Artists's be wary of where you post pictures of your artwork. Facebook is a popular venue for posting pictures. You retain the copyright, but did you know that you are granting them license to use and display your photos.
http://www.facebook.com/legal/copyright.php?howto_report#!/help/?faq=12008 As you all know, by posting information on Facebook, it is saved to their data system FOREVER. On
Facebook's policy page, they state in their content section that "One of the primary reasons people use Facebook is to share content with others. Examples include when you update your status, upload or take a photo, upload or record a video, share a link, create an event or a group, make a comment, write something on someone’s Wall, write a note, or send someone a message.
If you do not want us to store metadata associated with content you share on Facebook (such as photos), please remove the metadata before uploading the content." In other words, do not post any pictures on to Facebook, if you do not want them to store the data that is associated with the photo, which is the photo itself. It is a rhetorical statement.
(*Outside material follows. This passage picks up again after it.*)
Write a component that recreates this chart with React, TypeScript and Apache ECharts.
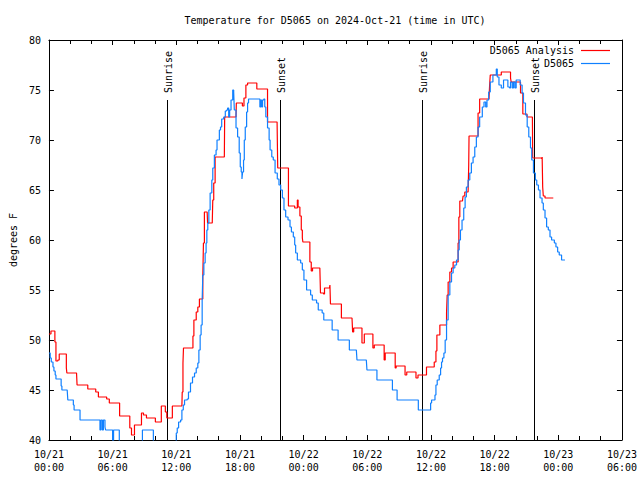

An alternative to Facebook is
Flickr Creative Commons.
Flickr Creative Commons is a non-profit alternative to full copyright. Creative Commons is a nonprofit corporation to make it easier for people to share and build on the work of others, working within the rules of copyright. They provide free licenses and other "legal tools to mark the creative work with the freedom the creator wants it to carry, so others can share, remix, use commercially, or any combination thereof." Creative Commons seems to me the best way to share your work on the internet as well as holding the legal rights to your photos.
A synopsis of Creative Commons copyright policy
-Attribution means that you allow others to copy, distribute, display and perform your copyrighted works and other works based on it, if they give you credit.
-Noncommercial means that you let others copy, distribute, display and perform your work, but for non commercial purposes only.
-No Derivative Works means that you let others copy, distribute, display and perform
only verbatim copies of your work, not derivative works based on it.
-Share Alike means that you allow others to distribute derivative works only under a license identical to the license that governs your work.
By a comparison of these two website's privacy policy, you have much better control over the work you post under Flickr Creative Common's policy. You have no control of what Facebook and what other users do to your work on Facebook, but under Creative Commons, you have legal rights to your work and you own the photo that you post on their website. You pretty much lose your rights to the photo that you post on to Facebook.
Of course in addition you can always add a watermark to the photo that your uploading, but that does not cover legal rights to your property, i.e. your photo or your artwork. Facebook seems to me as an unsafe place to post anything at this point. After doing this research, I realize that I should change where I post my pictures of my own artwork. I think the safest place to post my artwork is under Flickr's Creative Commons. I am worried about my rights to my work and that people could possibly copy and reproduce my work.